In San Diego, for instance, all such transfers have long been illegal under that city’s rigorous campaign ordinance, which limits all contributions to $250 and mandates that they come only from individuals.
San Diego County passed a similar law a year later; it too prevents transfers of campaign money from one candidate’s treasury to another.
“That’s $250 per person, per election,” said Linda Bunch, filing officer for San Diego County, which has adopted the same contribution limits as the city of San Diego. “And it’s only people--no PACs, no committees, no corporations, no partnerships. Just people. It’s very strict.”

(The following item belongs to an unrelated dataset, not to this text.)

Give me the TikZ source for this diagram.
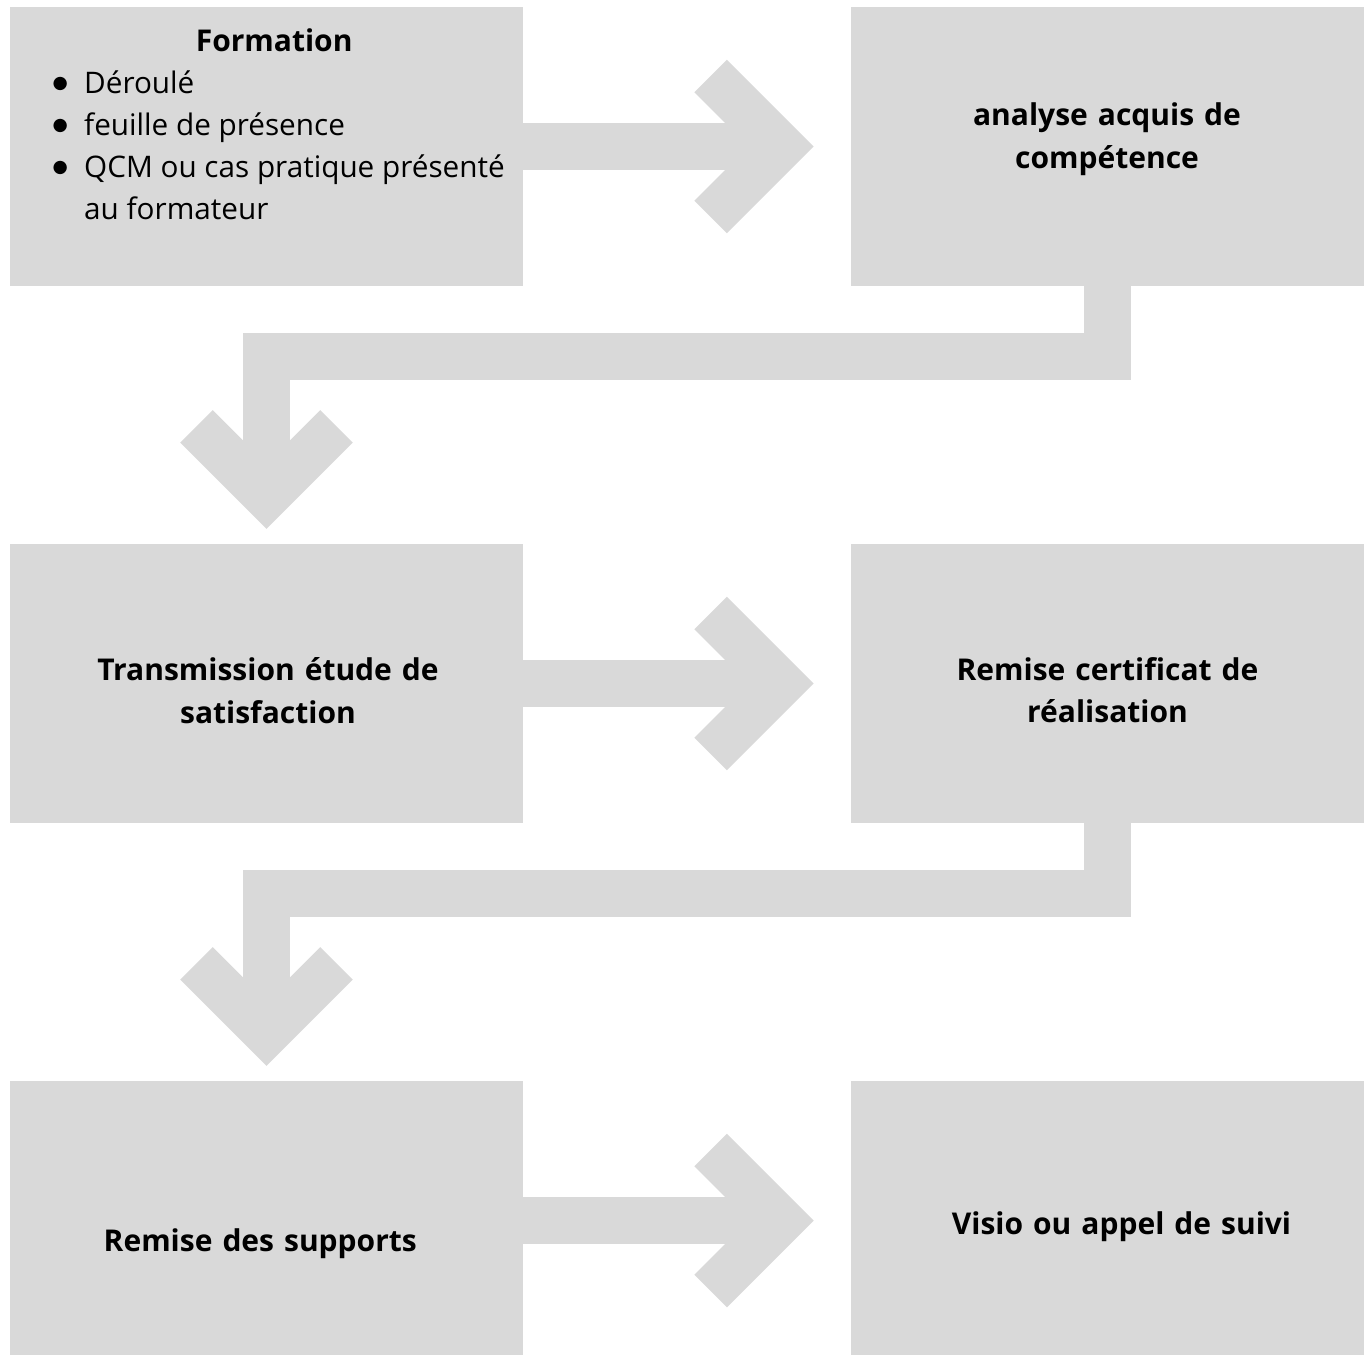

Likewise in Chula Vista, Poway and Santee. Each of those cities has decided that candidates should get their money from human beings, not political or corporate groups. As a result, each one bans transfers, which are made by politicians’ political action committees.
Most local governments in California have not enacted specific bans on transfers or limited contributions to individuals, though for a brief period, all transfers were forbidden under state law. That was part of Proposition 73, a 1988 statewide initiative co-authored by Assemblyman Ross Johnson (R-La Habra).
That initiative was ruled unconstitutional in 1990, just weeks before the November election. It was thrown out on what many consider a technicality, however: The proposition capped contributions to political races based on calendar years rather than election cycles, a distinction that the court said favored incumbents over challengers.
One result of throwing out Proposition 73 was that the state’s only ban on transfers went with it. So transfers that were legal before 1988 are legal again now, except in those few jurisdictions that have seen fit to address the problem on their own.